To be clear, Sanders did not insist reporters cooperate with her new "tell-me-what-you're-thankful-for-first" rule. But she certainly set the expectation.
"This is how it's going to work today," she said.
"If you want to ask a question I think it's only fair since I've shared what I'm thankful for ... you start off with what you're thankful for."
Now, before I get inundated with Twitter screeds and hate mail about how I need to go back to yelling at kids to get off my lawn, let me make clear that there's nothing wrong with people -- yes, reporters are people -- pausing during the holiday season to reflect on their blessings. I get it.
Even I have to admit it was nice to see hard-bitten reporters express thanks to their families, to the troops and to our democratic ideals. And one had to feel just a little warmer inside when American Urban Radio Networks correspondent and CNN contributor April Ryan told Sanders she was thankful "to be able to talk to you and question you every single day."

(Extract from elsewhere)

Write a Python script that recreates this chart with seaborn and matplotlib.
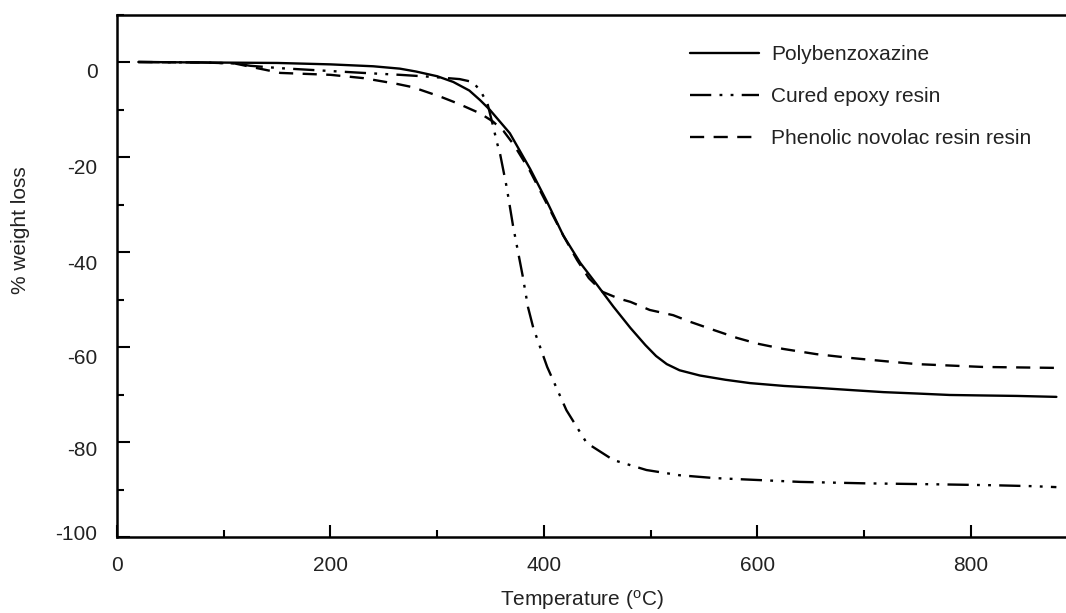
import numpy as np
import pandas as pd
import matplotlib
matplotlib.use("Agg")
import matplotlib.pyplot as plt
import matplotlib.transforms as mtransforms
from matplotlib.ticker import MultipleLocator
import seaborn as sns

# ---- data ----
pbz_T = [20, 80, 150, 200, 240, 265, 280, 300, 315, 330, 340, 349, 368, 387, 403, 418, 434,
         450, 465, 481, 495, 505, 515, 527, 546, 570, 593, 625, 656, 690, 718, 750, 780, 810,
         843, 880]
pbz_w = [0, -0.1, -0.2, -0.5, -0.9, -1.4, -2.0, -3.0, -4.2, -6, -8, -10, -15, -22.5, -29.5,
         -36.5, -42.3, -47, -51.5, -56, -59.6, -61.9, -63.6, -64.9, -66, -66.9, -67.6, -68.2,
         -68.6, -69.1, -69.5, -69.8, -70.1, -70.2, -70.3, -70.5]

epx_T = [20, 80, 110, 125, 153, 200, 231, 265, 293, 321, 333, 340, 347, 352, 356, 359, 365,
         371, 380, 385, 390, 403, 421, 440, 465, 496, 527, 560, 600, 640, 700, 765, 820, 858, 880]
epx_w = [0, -0.1, -0.3, -0.8, -1.3, -1.9, -2.3, -2.7, -3.1, -3.6, -4.2, -5.9, -8.7, -13.2,
         -17, -19.5, -26.3, -34.5, -45, -51.6, -56, -64.2, -73.3, -80.2, -83.8, -85.9, -87,
         -87.6, -88, -88.4, -88.7, -88.9, -89.1, -89.3, -89.5]

phn_T = [20, 80, 110, 125, 153, 200, 231, 262, 277, 303, 320, 340, 352, 362, 372, 387, 403,
         418, 431, 442, 455, 470, 481, 499, 521, 537, 560, 581, 600, 624, 655, 687, 720, 749,
         780, 811, 845, 880]
phn_w = [0, -0.1, -0.3, -1.0, -2.3, -2.7, -3.4, -4.6, -5.3, -7.3, -8.8, -10.8, -12.5, -14.5,
         -17.5, -23, -30, -36.5, -41.7, -45.5, -48.4, -49.8, -50.5, -52.2, -53.3, -54.7, -56.5,
         -58.1, -59.3, -60.4, -61.5, -62.3, -63, -63.6, -63.9, -64.2, -64.3, -64.4]

labels = ["Polybenzoxazine", "Cured epoxy resin", "Phenolic novolac resin resin"]
x_major = [0, 200, 400, 600, 800]
y_major = [0, -20, -40, -60, -80, -100]

# ---- style ----
sns.set_theme(style="white")
plt.rcParams['font.family'] = ['Liberation Sans', 'DejaVu Sans']
plt.rcParams['mathtext.fontset'] = 'custom'
plt.rcParams['mathtext.rm'] = 'Liberation Sans'
plt.rcParams['mathtext.it'] = 'Liberation Sans'
plt.rcParams['axes.unicode_minus'] = False
TXT = '#222222'

fig = plt.figure(figsize=(10.66, 6.13), dpi=100)
ax = fig.add_axes([117 / 1066, 1 - 537 / 613, 1 - 117 / 1066, (537 - 14.5) / 613])

lw = 1.7
styles = ['-', (0, (9, 3.5, 1.2, 3.5, 1.2, 3.5)), (0, (6, 4))]
for T, w, lab, ls in zip([pbz_T, epx_T, phn_T], [pbz_w, epx_w, phn_w], labels, styles):
    df = pd.DataFrame({"T": T, "w": w})
    sns.lineplot(data=df, x="T", y="w", ax=ax, color='black', linewidth=lw,
                 linestyle=ls, label=lab, sort=False, estimator=None)

ax.set_xlim(0, 889)
ax.set_ylim(-100, 10)
ax.set_xticks(x_major)
ax.set_yticks(y_major)
ax.xaxis.set_minor_locator(MultipleLocator(100))
ax.yaxis.set_minor_locator(MultipleLocator(10))
ax.tick_params(axis='both', which='major', direction='in', length=9, width=1.5,
               colors='black', labelcolor=TXT, labelsize=15)
ax.tick_params(axis='both', which='minor', direction='in', length=5, width=1.5,
               colors='black')
ax.tick_params(axis='y', which='major', pad=14)
ax.tick_params(axis='x', which='major', pad=14)
ax.tick_params(axis='both', which='both', left=True, bottom=True, top=False, right=False)

for s in ['left', 'top', 'bottom']:
    ax.spines[s].set_visible(True)
    ax.spines[s].set_color('black')
    ax.spines[s].set_linewidth(1.8)
ax.spines['right'].set_visible(False)

# y tick labels sit slightly off their ticks in the reference
y_offsets_px = [8, 10, 10, 10, 7, -4]
fig.canvas.draw()
for lbl, dy in zip(ax.get_yticklabels(), y_offsets_px):
    off = mtransforms.ScaledTranslation(0, -dy / 100, fig.dpi_scale_trans)
    lbl.set_transform(lbl.get_transform() + off)

ax.set_xlabel(r'Temperature ($^{\mathrm{o}}$C)', fontsize=15, color=TXT)
ax.set_ylabel('% weight loss', fontsize=15, color=TXT)
ax.xaxis.set_label_coords(0.49, -0.098)
ax.yaxis.set_label_coords(-0.092, 0.588)

leg = ax.legend(loc='upper left', bbox_to_anchor=(690 / 1066, 1 - 45 / 613),
                bbox_transform=fig.transFigure, frameon=False, fontsize=15,
                handlelength=3.3, handletextpad=0.6, labelspacing=1.1,
                borderpad=0, borderaxespad=0)
for t in leg.get_texts():
    t.set_color(TXT)

fig.savefig('out.png', dpi=100, facecolor='white')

In an unmistakable jab at the administration, Cecilia Vega of ABC News said she was thankful for the First Amendment.
Were that we all. And I guess that's the point.
Sanders goaded reporters into participating in what she couched as an aw-shucks, good-natured, can't-we-all-just-get-along holiday kumbaya, but the real effect of the exercise was to underscore the disdain this White House harbors for the press. And the press shouldn't have taken that bait.
The whole cringe-worthy exercise made me embarrassed for the reporters and angry at Sanders and this White House for their arrogance and condescension.
If this had been the first time, perhaps I could let it slide and go back to screaming at clouds. But last month, White House chief of staff John Kelly seemed to suggest in a press conference
he would only take questions from reporters who personally knew "a Gold Star fallen person."
And on any given day, Sanders continues to badger reporters about what they may ask and how many times they may ask it, all the while racing off to call on the next reporter before she even finishes the answer she is giving. Heaven forbid she should have to deal with follow-ups.
Look, I wasn't the best podium jockey in the world when I was spokesman for the Department of State and the Pentagon. Far from it. There were times I didn't want to deal with follow-ups, either. There were times I wasn't as complete in my responses as I should have been, times when I got pugilistic with a reporter or two -- sometimes justified, most times not.
And without question, there were times when I tried to place limits and controls on how we were going to address certain issues, especially when I had a guest briefer up there with me.
But I can't remember a single time when I told a reporter he or she needed to qualify him- or herself before asking me something. And if I had, I may well have been fired. Rightly so.
Credentialed media are credentialed for a reason, and that's all the reason they need to be in that briefing room.
Sanders got away with it on Monday, playing off the Thanksgiving holiday. And most folks took it in stride. Hopefully, that's where it ends. But I believe her little stunt is just part and parcel of a longer, larger effort by this administration to undermine the credibility and stature of a free press in this country. And none of us should take that in stride, least of all the press.